(Data listing)
============

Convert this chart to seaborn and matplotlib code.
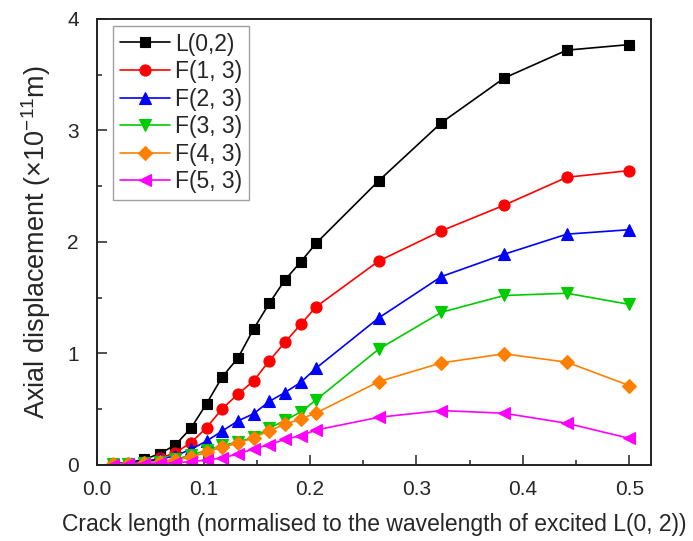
import matplotlib
matplotlib.use("Agg")
import matplotlib.pyplot as plt
import seaborn as sns
import pandas as pd
from matplotlib.ticker import MultipleLocator, FormatStrFormatter

crack_length = [0.0147, 0.0294, 0.0441, 0.0588, 0.0735, 0.0882, 0.1029, 0.1176,
                0.1324, 0.1471, 0.1618, 0.1765, 0.1912, 0.2059, 0.2647, 0.3235,
                0.3824, 0.4412, 0.5]

L02 = [0.01, 0.02, 0.05, 0.10, 0.18, 0.33, 0.55, 0.79, 0.96, 1.22, 1.45, 1.66,
       1.82, 1.99, 2.55, 3.07, 3.47, 3.72, 3.77]
F13 = [0.005, 0.01, 0.03, 0.06, 0.11, 0.20, 0.335, 0.505, 0.635, 0.755, 0.935,
       1.10, 1.26, 1.42, 1.83, 2.10, 2.33, 2.58, 2.64]
F23 = [0.01, 0.015, 0.03, 0.05, 0.084, 0.14, 0.215, 0.305, 0.395, 0.46, 0.57,
       0.65, 0.74, 0.87, 1.32, 1.69, 1.89, 2.07, 2.11]
F33 = [0.005, 0.01, 0.02, 0.03, 0.05, 0.09, 0.13, 0.175, 0.205, 0.25, 0.33,
       0.40, 0.475, 0.585, 1.04, 1.37, 1.52, 1.54, 1.44]
F43 = [0.005, 0.01, 0.015, 0.025, 0.045, 0.07, 0.115, 0.16, 0.195, 0.245, 0.308,
       0.365, 0.413, 0.467, 0.748, 0.916, 0.997, 0.922, 0.712]
F53 = [0.003, 0.006, 0.01, 0.015, 0.02, 0.03, 0.045, 0.063, 0.099, 0.144, 0.182,
       0.23, 0.263, 0.314, 0.428, 0.488, 0.464, 0.374, 0.239]

series_names = ["L(0,2)", "F(1, 3)", "F(2, 3)", "F(3, 3)", "F(4, 3)", "F(5, 3)"]
series_values = [L02, F13, F23, F33, F43, F53]
colors = ["#000000", "#FF0000", "#0000FF", "#00CC00", "#FF8000", "#FF00FF"]
markers = ["s", "o", "^", "v", "D", "<"]
msizes = [7.5, 8, 8.5, 8.5, 7, 8.5]

sns.set_style("ticks")
plt.rcParams["font.family"] = ["Liberation Sans", "DejaVu Sans"]
plt.rcParams["mathtext.fontset"] = "custom"
plt.rcParams["mathtext.rm"] = "Liberation Sans"
plt.rcParams["mathtext.it"] = "Liberation Sans:italic"

fig = plt.figure(figsize=(6.93, 5.41), dpi=100)
ax = fig.add_axes([0.140, 0.1405, 0.799, 0.8245])

for name, vals, c, m, ms in zip(series_names, series_values, colors, markers, msizes):
    df = pd.DataFrame({"x": crack_length, "y": vals})
    sns.lineplot(data=df, x="x", y="y", ax=ax, color=c, marker=m, markersize=ms,
                 markeredgecolor=c, markeredgewidth=0.8, linewidth=1.2, label=name)

ax.set_xlim(0, 0.52)
ax.set_ylim(0, 4)
ax.xaxis.set_major_locator(MultipleLocator(0.1))
ax.xaxis.set_minor_locator(MultipleLocator(0.05))
ax.yaxis.set_major_locator(MultipleLocator(1))
ax.yaxis.set_minor_locator(MultipleLocator(0.5))
ax.xaxis.set_major_formatter(FormatStrFormatter("%.1f"))
ax.tick_params(which="both", direction="in", top=False, right=False, labelsize=15, color="#222222")
ax.tick_params(which="major", length=7, width=1.1)
ax.tick_params(which="minor", length=3.5, width=1.1)
ax.tick_params(axis="x", which="major", pad=11)
ax.tick_params(axis="y", which="major", pad=13)
for s in ax.spines.values():
    s.set_linewidth(1.4)
    s.set_color("#222222")

ax.set_xlabel("Crack length (normalised to the wavelength of excited L(0, 2))", fontsize=16.5, labelpad=10)
ax.set_ylabel(r"Axial displacement ($\times$10$^{-11}$m)", fontsize=19.5, labelpad=10)

leg = ax.legend(loc="upper left", bbox_to_anchor=(0.029, 0.985), fontsize=16.5, frameon=True,
                fancybox=False, edgecolor="#888888", handlelength=2.2, labelspacing=0.2,
                borderpad=0.3, handletextpad=0.2, borderaxespad=0)
leg.get_frame().set_linewidth(1.0)

fig.savefig("out.png", dpi=100)
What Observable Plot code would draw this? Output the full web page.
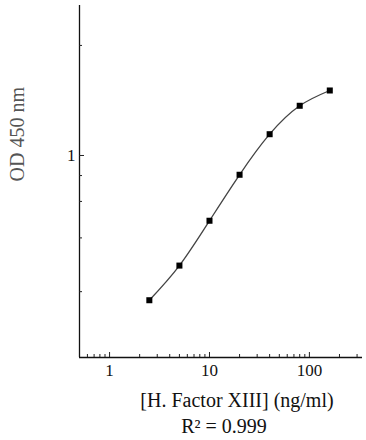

============

-- EXERCISE INSTRUCTIONS --
Only a number is wanted: how many lines contain "code"?

-- RESULT OF THE EXERCISE --
2